Your task is to write out only the lines running from the line with "Give me the" to the line with "plt.rcParams['font.family'] = ['Lato', 'DejaVu", both ends kept, with no images.

══════════

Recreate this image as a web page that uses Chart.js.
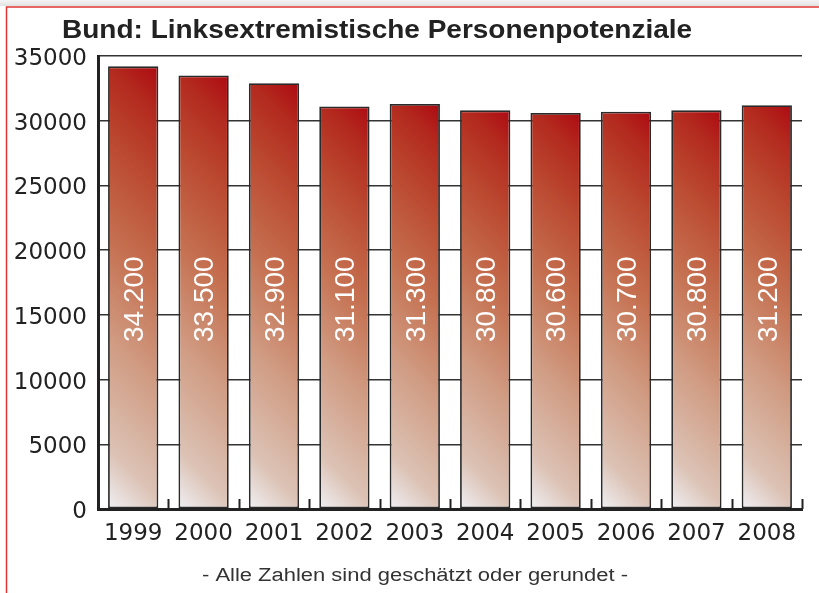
<!DOCTYPE html>
<html>
<head>
<meta charset="utf-8">
<script src="https://cdn.jsdelivr.net/npm/chart.js@4"></script>
<style>
  html, body { margin: 0; padding: 0; background: #fff; }
  #wrap { position: relative; width: 819px; height: 593px; }
</style>
</head>
<body>
<div id="wrap"><canvas id="chart" width="819" height="593"></canvas></div>
<script>
const years = ['1999', '2000', '2001', '2002', '2003', '2004', '2005', '2006', '2007', '2008'];
const persons = [34200, 33500, 32900, 31100, 31300, 30800, 30600, 30700, 30800, 31200];
const yTicks = [0, 5000, 10000, 15000, 20000, 25000, 30000, 35000];

const titleText = 'Bund: Linksextremistische Personenpotenziale';
const footerText = '- Alle Zahlen sind geschätzt oder gerundet -';
const barPct = 50 / 70;
const labelStart = 12900; // where the rotated labels begin
const sans = '"Liberation Sans", Arial, sans-serif';

function fmt(v) {
    return String(v).replace(/\B(?=(\d{3})+(?!\d))/g, '.');
}

// text a bit stretched sideways, like the original print font
function wideText(c, text, x, y, font, sx) {
    c.save();
    c.font = font;
    c.translate(x, y);
    c.scale(sx, 1);
    c.fillText(text, 0, 0);
    c.restore();
}

function barGradient(ctx) {
    const chart = ctx.chart;
    if (!chart.chartArea) return '#c0603e';
    const xs = chart.scales.x, ys = chart.scales.y;
    const w = xs.width / years.length * barPct;
    const x0 = xs.getPixelForValue(ctx.dataIndex) - w / 2;
    const base = ys.getPixelForValue(0);
    const top = ys.getPixelForValue(ctx.raw);
    const d = (w + (base - top)) / 2;
    const g = chart.ctx.createLinearGradient(x0, base, x0 + d, base - d);
    g.addColorStop(0, '#f0f0f4');
    g.addColorStop(0.12, '#dcc3b6');
    g.addColorStop(0.35, '#d09b82');
    g.addColorStop(0.55, '#c57151');
    g.addColorStop(0.75, '#bb4a31');
    g.addColorStop(0.9, '#b32a1e');
    g.addColorStop(1, '#ad0a12');
    return g;
}

const decor = {
    id: 'decor',
    beforeDraw(chart) {
        const c = chart.ctx;
        c.save();
        const band = c.createLinearGradient(0, 0, 0, 6);
        band.addColorStop(0, '#f4f4f4');
        band.addColorStop(1, '#e2e2e2');
        c.fillStyle = band;
        c.fillRect(0, 0, chart.width, 6);
        c.strokeStyle = '#e03434';
        c.lineWidth = 1.5;
        c.beginPath();
        c.moveTo(6.5, chart.height);
        c.lineTo(6.5, 7);
        c.lineTo(chart.width, 7);
        c.stroke();
        c.textBaseline = 'middle';
        c.textAlign = 'left';
        c.fillStyle = '#222';
        wideText(c, titleText, 62, 31, 'bold 25px ' + sans, 1.12);
        c.fillStyle = '#333';
        const fw = 18;
        c.font = fw + 'px ' + sans;
        const sx = 1.22;
        const width = c.measureText(footerText).width * sx;
        wideText(c, footerText, 415 - width / 2, 576, fw + 'px ' + sans, sx);
        c.restore();
    },
    afterDatasetsDraw(chart) {
        const c = chart.ctx;
        const xs = chart.scales.x, ys = chart.scales.y;
        const area = chart.chartArea;
        c.save();
        // small inward ticks between the categories
        c.strokeStyle = '#222';
        c.lineWidth = 2;
        const step = xs.width / years.length;
        for (let i = 1; i <= years.length; i++) {
            const x = Math.round(xs.getPixelForValue(i - 1) + step / 2) + 0.5;
            c.beginPath();
            c.moveTo(x, area.bottom);
            c.lineTo(x, area.bottom - 10);
            c.stroke();
        }
        // value labels, rotated
        const meta = chart.getDatasetMeta(0);
        c.fillStyle = '#fff';
        c.font = '28px ' + sans;
        c.textAlign = 'left';
        c.textBaseline = 'middle';
        meta.data.forEach((bar, i) => {
            c.save();
            c.translate(bar.x + 2, ys.getPixelForValue(labelStart));
            c.rotate(-Math.PI / 2);
            c.fillText(fmt(persons[i]), 0, 0);
            c.restore();
        });
        c.restore();
    }
};

new Chart(document.getElementById('chart'), {
    type: 'bar',
    data: {
        labels: years,
        datasets: [{
            data: persons,
            backgroundColor: barGradient,
            borderColor: '#2a2a2a',
            borderWidth: 1.8,
            borderSkipped: false,
            barPercentage: barPct,
            categoryPercentage: 1
        }]
    },
    options: {
        responsive: false,
        animation: false,
        layout: { padding: { top: 56, right: 17, left: 0, bottom: 0 } },
        plugins: {
            legend: { display: false },
            tooltip: { enabled: false },
            title: { display: false }
        },
        scales: {
            x: {
                grid: { display: false },
                border: { display: true, color: '#222', width: 3 },
                ticks: {
                    color: '#222',
                    padding: 3,
                    font: { family: '"DejaVu Sans", sans-serif', size: 23 }
                },
                afterFit(scale) { scale.height = 84; }
            },
            y: {
                min: 0,
                max: 35000,
                afterBuildTicks(scale) { scale.ticks = yTicks.map(v => ({ value: v })); },
                grid: { color: '#333', lineWidth: 1.5, drawTicks: false },
                border: { display: true, color: '#222', width: 3 },
                ticks: {
                    color: '#222',
                    padding: 11,
                    labelOffset: 3,
                    font: { family: '"DejaVu Sans", sans-serif', size: 23 },
                    callback: v => String(v)
                },
                afterFit(scale) { scale.width = 98; }
            }
        }
    },
    plugins: [decor]
});
</script>
</body>
</html>
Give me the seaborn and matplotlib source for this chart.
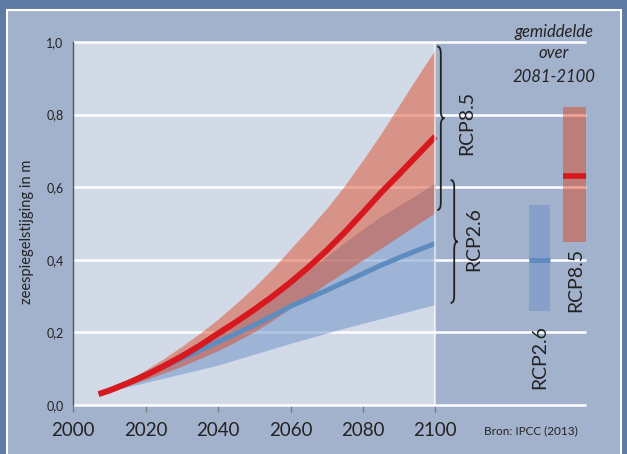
import numpy as np
import pandas as pd
import seaborn as sns
import matplotlib.pyplot as plt
from matplotlib.patches import Rectangle, PathPatch
from matplotlib.path import Path

sns.set_style("white")
plt.rcParams['font.family'] = ['Lato', 'DejaVu Sans']

# Projected global sea level rise (m), IPCC AR5
years = [2007, 2010, 2015, 2020, 2025, 2030, 2035, 2040, 2045, 2050,
         2055, 2060, 2065, 2070, 2075, 2080, 2085, 2090, 2095, 2100]
rcp85_mean = [0.030, 0.040, 0.060, 0.082, 0.107, 0.134, 0.164, 0.197, 0.229, 0.263,
              0.299, 0.338, 0.380, 0.426, 0.476, 0.530, 0.585, 0.636, 0.688, 0.740]
rcp85_low = [0.030, 0.037, 0.053, 0.070, 0.088, 0.107, 0.128, 0.150, 0.175, 0.202,
             0.233, 0.267, 0.300, 0.335, 0.367, 0.400, 0.432, 0.465, 0.498, 0.530]
rcp85_high = [0.030, 0.043, 0.068, 0.097, 0.128, 0.162, 0.198, 0.237, 0.280, 0.325,
              0.375, 0.430, 0.485, 0.542, 0.605, 0.675, 0.748, 0.826, 0.904, 0.980]
rcp26_mean = [0.030, 0.041, 0.061, 0.083, 0.105, 0.128, 0.151, 0.174, 0.197, 0.220,
              0.245, 0.272, 0.294, 0.316, 0.339, 0.362, 0.385, 0.406, 0.426, 0.445]
rcp26_low = [0.030, 0.038, 0.050, 0.062, 0.074, 0.086, 0.098, 0.110, 0.125, 0.140,
             0.155, 0.170, 0.184, 0.198, 0.212, 0.225, 0.238, 0.251, 0.264, 0.277]
rcp26_high = [0.030, 0.043, 0.068, 0.094, 0.120, 0.147, 0.175, 0.204, 0.234, 0.266,
              0.300, 0.336, 0.373, 0.410, 0.448, 0.485, 0.520, 0.550, 0.580, 0.613]

# Mean over 2081-2100 with likely range
avg_scenarios = ["RCP2.6", "RCP8.5"]
avg_mean = [0.40, 0.63]
avg_low = [0.26, 0.45]
avg_high = [0.55, 0.82]

xticks = [2000, 2020, 2040, 2060, 2080, 2100]
yticks = [0.0, 0.2, 0.4, 0.6, 0.8, 1.0]
ytick_labels = ["0,0", "0,2", "0,4", "0,6", "0,8", "1,0"]

RED = "#d7191f"
RED_BAND = "#dd3d14"
BLUE = "#5f8cbe"
BLUE_BAND = "#6a8fc8"
PANEL = "#a3b2cc"
FRAME = "#5f7aa3"
LIGHT = "#d3dae7"
INK = "#222222"

W, H = 627, 454
fig = plt.figure(figsize=(W / 100, H / 100), dpi=100)
fig.patch.set_facecolor(FRAME)


def px(x, y):
    return x / W, 1 - y / H


fig.patches.append(Rectangle((7 / W, -0.05), (621 - 7) / W, 1 - 10 / H + 0.05,
                             transform=fig.transFigure, facecolor=PANEL,
                             edgecolor="white", lw=1.5, zorder=-10))

ax = fig.add_axes([73.3 / W, 49 / H, (586 - 73.3) / W, 363 / H])
ax.set_facecolor("none")
ax.set_xlim(2000, 2141.6)
ax.set_ylim(0, 1)

ax.axvspan(2000, 2100, color=LIGHT, lw=0, zorder=0)
ax.hlines(yticks, 2000, 2141.6, color="white", lw=1.8, zorder=1, clip_on=False)

ax.fill_between(years, rcp26_low, rcp26_high, color=BLUE_BAND, alpha=0.5, lw=0, zorder=2)
ax.fill_between(years, rcp85_low, rcp85_high, color=RED_BAND, alpha=0.45, lw=0, zorder=3)

df = pd.DataFrame({
    "jaar": years * 2,
    "stijging": rcp26_mean + rcp85_mean,
    "scenario": ["RCP2.6"] * len(years) + ["RCP8.5"] * len(years),
})
sns.lineplot(data=df[df.scenario == "RCP2.6"], x="jaar", y="stijging", color=BLUE,
             lw=3.6, ax=ax, zorder=4, solid_capstyle="butt")
sns.lineplot(data=df[df.scenario == "RCP8.5"], x="jaar", y="stijging", color=RED,
             lw=4.3, ax=ax, zorder=5, solid_capstyle="butt")

ax.axvline(2100, color="white", alpha=0.6, lw=1.5, zorder=6)

# 2081-2100 averages as range bars with a mean marker
bar_x = [2128.8, 2138.45]
bar_w = [5.8, 6.3]
bar_colors = [BLUE_BAND, RED_BAND]
bar_alpha = [0.5, 0.45]
mean_colors = [BLUE, RED]
mean_lw = [3.6, 4.1]
for i in range(2):
    ax.bar(bar_x[i], avg_high[i] - avg_low[i], bottom=avg_low[i], width=bar_w[i],
           color=bar_colors[i], alpha=bar_alpha[i], lw=0, zorder=3)
    ax.hlines(avg_mean[i], bar_x[i] - bar_w[i] / 2, bar_x[i] + bar_w[i] / 2,
              color=mean_colors[i], lw=mean_lw[i], zorder=5)


def brace(x, y0, y1, ymid, w=1.0, r=0.02):
    verts = [(x - w, y1), (x, y1), (x, y1 - r),
             (x, ymid + r), (x, ymid), (x + w, ymid),
             (x, ymid), (x, ymid - r),
             (x, y0 + r), (x, y0), (x - w, y0)]
    codes = [Path.MOVETO, Path.CURVE3, Path.CURVE3,
             Path.LINETO, Path.CURVE3, Path.CURVE3,
             Path.CURVE3, Path.CURVE3,
             Path.LINETO, Path.CURVE3, Path.CURVE3]
    ax.add_patch(PathPatch(Path(verts, codes), fill=False, lw=1.3,
                           edgecolor=INK, clip_on=False, zorder=7))


brace(2101.5, 0.537, 0.988, 0.79)
brace(2105.2, 0.281, 0.62, 0.45)

for s in ["top", "right", "bottom"]:
    ax.spines[s].set_visible(False)
ax.spines["left"].set_color("#555555")
ax.spines["left"].set_linewidth(1)

ax.set_xticks(xticks)
ax.set_xticklabels([str(t) for t in xticks])
ax.set_yticks(yticks)
ax.set_yticklabels(ytick_labels)
ax.tick_params(axis="x", length=5, width=1, color="#777777", labelsize=13.5,
               pad=7, labelcolor=INK, bottom=True)
ax.tick_params(axis="y", length=0, labelsize=9, pad=7, labelcolor=INK)
ax.set_xlabel("")
ax.set_ylabel("")

fig.text(*px(27, 232), "zeespiegelstijging in m", rotation=90, ha="center",
         va="center", fontsize=10.5, color=INK)

fig.text(*px(467, 123), "RCP8.5", rotation=90, ha="center", va="center",
         fontsize=14, color=INK)
fig.text(*px(474, 239), "RCP2.6", rotation=90, ha="center", va="center",
         fontsize=14, color=INK)
fig.text(*px(539.5, 357), "RCP2.6", rotation=90, ha="center", va="center",
         fontsize=14, color=INK)
fig.text(*px(575.5, 280), "RCP8.5", rotation=90, ha="center", va="center",
         fontsize=14, color=INK)

for label, y in [("gemiddelde", 32), ("over", 53), ("2081-2100", 77)]:
    fig.text(*px(554, y), label, ha="center", va="center", fontsize=12,
             style="italic", color=INK)

fig.text(*px(531, 431), "Bron: IPCC (2013)", ha="center", va="center",
         fontsize=8.5, color=INK)

fig.savefig("out.png", dpi=100, facecolor=fig.get_facecolor())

══════════

» **Output for this task**
Give me the seaborn and matplotlib source for this chart.
import numpy as np
import pandas as pd
import seaborn as sns
import matplotlib.pyplot as plt
from matplotlib.patches import Rectangle, PathPatch
from matplotlib.path import Path

sns.set_style("white")
plt.rcParams['font.family'] = ['Lato', 'DejaVu Sans']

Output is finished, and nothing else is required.